The end of a chapter? 18 April 2011

Journal of Financial Crime

ISSN: 1359-0790

Article publication date: 19 July 2011

511

Citation

Rider, B.A.K. (2011), "The end of a chapter? 18 April 2011", Journal of Financial Crime, Vol. 18 No. 3. https://doi.org/10.1108/jfc.2011.30918caa.001

Publisher

:

Emerald Group Publishing Limited

Copyright © 2011, Emerald Group Publishing Limited


The end of a chapter? 18 April 2011

Article Type: Editorial From: Journal of Financial Crime, Volume 18, Issue 3

At this point in time opinion is pretty well equally divided as to whether the Serious Fraud Office (SFO) has done a sufficiently good job to remain more or less as it is. While most would agree that it has never been able to attain the results that those who set it up back in 1986 anticipated, but then in fighting fraud and related issues, the story tends to reflect the triumph of hope over experience! On reflection it is perhaps surprising that the character of the SFO has been so responsive to the attitudes and agendas of successive directors. There is general agreement that the present director has attempted to achieve more by what his predecessors would characterize as unconventional and perhaps controversial tactics than may, with the benefit of hindsight, have been wise. Having said this Richard Alderman inherited a state of affairs which almost dictated that he attempt to achieve results as quickly as possible and thereby reinforce the dented credibility of his Office, but within the confines of the recommendations of a report written by a former New York prosecutor, who perhaps had not quite understood the differences – at least in texture between Manhattan and the city!

In fairness the SFO’s attempt to introduce a system of negotiated penalties, some of which were essentially civil in character, based on a system of self-accusation, was not entirely novel. Previous directors, who had worked in the city, had extolled the virtues of pragmatic enforcement along the lines of traditional city bodies such as the Takeover panel (albeit in a previous life). Indeed, some had publicly advocated the practical advantages of civil enforcement, admittedly before the FSA’s mixed experience in relation to the market abuse provisions. Some had even attempted to come to terms with other prosecutorial authorities to better manage international cases and ensure a degree of proportionality and fairness for defendants. Perhaps the SFO’s mistake was to adopt these radical devices in the context of corruption, which was already a hot potato which had all but undermined the previous “administration” and to embark on this crusade without the committed support of the judiciary. Perhaps relying too much on the zeal of new blood from the bar and the advice of consultants – the experiment was almost bound to fail, given the political issues surrounding the Bribery Act 2010 and in particular the concern of business and the city.

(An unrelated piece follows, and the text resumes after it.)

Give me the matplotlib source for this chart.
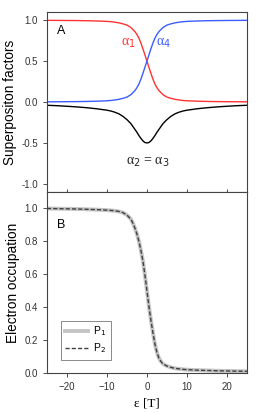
import numpy as np
import matplotlib
matplotlib.use('Agg')
import matplotlib.pyplot as plt

plt.rcParams['font.family'] = ['Liberation Sans', 'DejaVu Sans']

# detuning values (units of T)
eps = [-25, -22.5, -20, -17.5, -15, -12.5, -10, -9, -8, -7, -6, -5, -4, -3.5, -3, -2.5, -2, -1.5, -1, -0.5,
       0, 0.5, 1, 1.5, 2, 2.5, 3, 3.5, 4, 5, 6, 7, 8, 9, 10, 12.5, 15, 17.5, 20, 22.5, 25]

# panel A: superposition factors
alpha1 = [0.998, 0.997, 0.996, 0.995, 0.993, 0.99, 0.985, 0.981, 0.975, 0.967, 0.955, 0.94, 0.91, 0.885,
          0.86, 0.825, 0.78, 0.72, 0.65, 0.575, 0.5, 0.425, 0.35, 0.28, 0.22, 0.175, 0.14, 0.115, 0.09,
          0.06, 0.045, 0.033, 0.025, 0.019, 0.015, 0.01, 0.007, 0.005, 0.004, 0.003, 0.002]
alpha4 = [0.002, 0.003, 0.004, 0.005, 0.007, 0.01, 0.015, 0.019, 0.025, 0.033, 0.045, 0.06, 0.09, 0.115,
          0.14, 0.175, 0.22, 0.28, 0.35, 0.425, 0.5, 0.575, 0.65, 0.72, 0.78, 0.825, 0.86, 0.885, 0.91,
          0.94, 0.955, 0.967, 0.975, 0.981, 0.985, 0.99, 0.993, 0.995, 0.996, 0.997, 0.998]
alpha23 = [-0.04, -0.045, -0.052, -0.06, -0.07, -0.083, -0.10, -0.11, -0.125, -0.145, -0.175, -0.215,
           -0.265, -0.30, -0.335, -0.37, -0.41, -0.445, -0.475, -0.495, -0.5, -0.495, -0.475, -0.445,
           -0.41, -0.37, -0.335, -0.30, -0.265, -0.215, -0.175, -0.145, -0.125, -0.11, -0.10, -0.083,
           -0.07, -0.06, -0.052, -0.045, -0.04]

# panel B: electron occupation
P1 = [1.0, 0.999, 0.998, 0.997, 0.995, 0.993, 0.99, 0.988, 0.986, 0.982, 0.975, 0.96, 0.935, 0.91,
      0.88, 0.845, 0.80, 0.745, 0.68, 0.595, 0.5, 0.405, 0.32, 0.245, 0.175, 0.125, 0.09, 0.07, 0.055,
      0.042, 0.034, 0.028, 0.025, 0.022, 0.02, 0.017, 0.015, 0.013, 0.012, 0.011, 0.01]
P2 = P1

red = '#ff3333'
blue = '#3d5cff'
spine_col = '#444444'
serif = ['Liberation Serif', 'DejaVu Serif']

fig = plt.figure(figsize=(2.58, 4.13), dpi=100)
axA = fig.add_axes([0.182, 0.535, 0.775, 0.436])
axB = fig.add_axes([0.182, 0.097, 0.775, 0.438])

for ax in (axA, axB):
    for s in ax.spines.values():
        s.set_color(spine_col)
        s.set_linewidth(0.8)
    ax.tick_params(labelsize=7, colors='#333333', length=3, width=0.6)
    ax.set_xlim(-25, 25)
    ax.set_xticks([-20, -10, 0, 10, 20])

# top panel
axA.plot(eps, alpha1, color=red, lw=1)
axA.plot(eps, alpha4, color=blue, lw=1)
axA.plot(eps, alpha23, color='black', lw=1)
axA.set_ylim(-1.1, 1.1)
axA.set_yticks([-1.0, -0.5, 0.0, 0.5, 1.0])
axA.set_yticklabels(['-1.0', '-0.5', '0.0', '0.5', '1.0'])
axA.tick_params(axis='x', direction='in', labelbottom=False, length=2)
axA.set_ylabel('Superpositon factors', fontsize=9.8, labelpad=3)
axA.text(0.05, 0.88, 'A', transform=axA.transAxes, fontsize=9)
axA.text(-4.6, 0.72, r'α$_1$', color=red, fontsize=10, ha='center', va='center', family=serif)
axA.text(4.2, 0.72, r'α$_4$', color=blue, fontsize=10, ha='center', va='center', family=serif)
axA.text(0.3, -0.74, r'α$_2$ = α$_3$', color='#222222', fontsize=10, ha='center', va='center',
         family=serif)

# bottom panel
axB.plot(eps, P1, color='#c4c4c4', lw=2.8, label=r'P$_1$')
axB.plot(eps, P2, color='#404040', lw=1, ls=(0, (3, 1.5)), label=r'P$_2$')
axB.set_ylim(0, 1.1)
axB.set_yticks([0.0, 0.2, 0.4, 0.6, 0.8, 1.0])
axB.set_ylabel('Electron occupation', fontsize=9.8, labelpad=3)
axB.set_xlabel('ε [T]', fontsize=9.5, family=serif)
axB.text(0.05, 0.80, 'B', transform=axB.transAxes, fontsize=9)
leg = axB.legend(loc='lower left', bbox_to_anchor=(0.045, 0.045), fontsize=7.5, fancybox=False,
                 handlelength=2.2, borderpad=0.4, labelspacing=0.3, handletextpad=0.5)
leg.get_frame().set_edgecolor('#555555')
leg.get_frame().set_linewidth(0.6)

fig.savefig('out.png', dpi=100)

Of course, the reality is that special prosecutorial agencies have had a bad time in most jurisdictions. Indeed, many have themselves gone bad and ended up on the wrong end of corruption inquiries. Given that few, if any, ever meet the political and popular expectations at the time they are established or successfully resolve turf and other issues with competitor agencies, the history of our SFO is commendable. Of course, the government has the difficult task of plotting a course for the future. Morale has sapped within the SFO given the criticisms – many of which are in reality unfair and ill-informed. For what it is worth, in my opinion successive directors have done about the best that anyone could have in the circumstances and Mr Alderman is no exception. The reality that perhaps it is right that we now come to terms with is that in many areas within the criminal justice system a variety of factors have rendered the traditional approach to investigation and prosecution almost unattainable. The shift of emphasis to disruption as an end in itself while not in many respects welcome has a certain inevitability.

Perhaps the time has come for an even more radical approach – at least in institutional terms. Writing in 1979 (“The promotion and development of international co-operation to combat commercial and economic crime”, Commonwealth Law Ministers/ICPO Interpol), albeit largely in the context of transnational financial crime, I suggested a much greater use of tasking and in particular the convening for separate investigations and perhaps areas of criminal activity, ad hoc specialized teams under a senior prosecutor serviced by a permanent secretariat. Such teams while enjoying the sum total of their participants’ statutory powers might also invoke special powers along the lines of those enjoyed by inspectors under the companies acts. Thus, while to some degree resembling fraud investigation groups, this approach would allow the flexibility and specialization which is both costly and difficult to retain within traditional governmental structures. Those governments that adopted such an approach, while certainly not discovering a panacea, achieved no less than those who went for one stop solutions such as our SFO.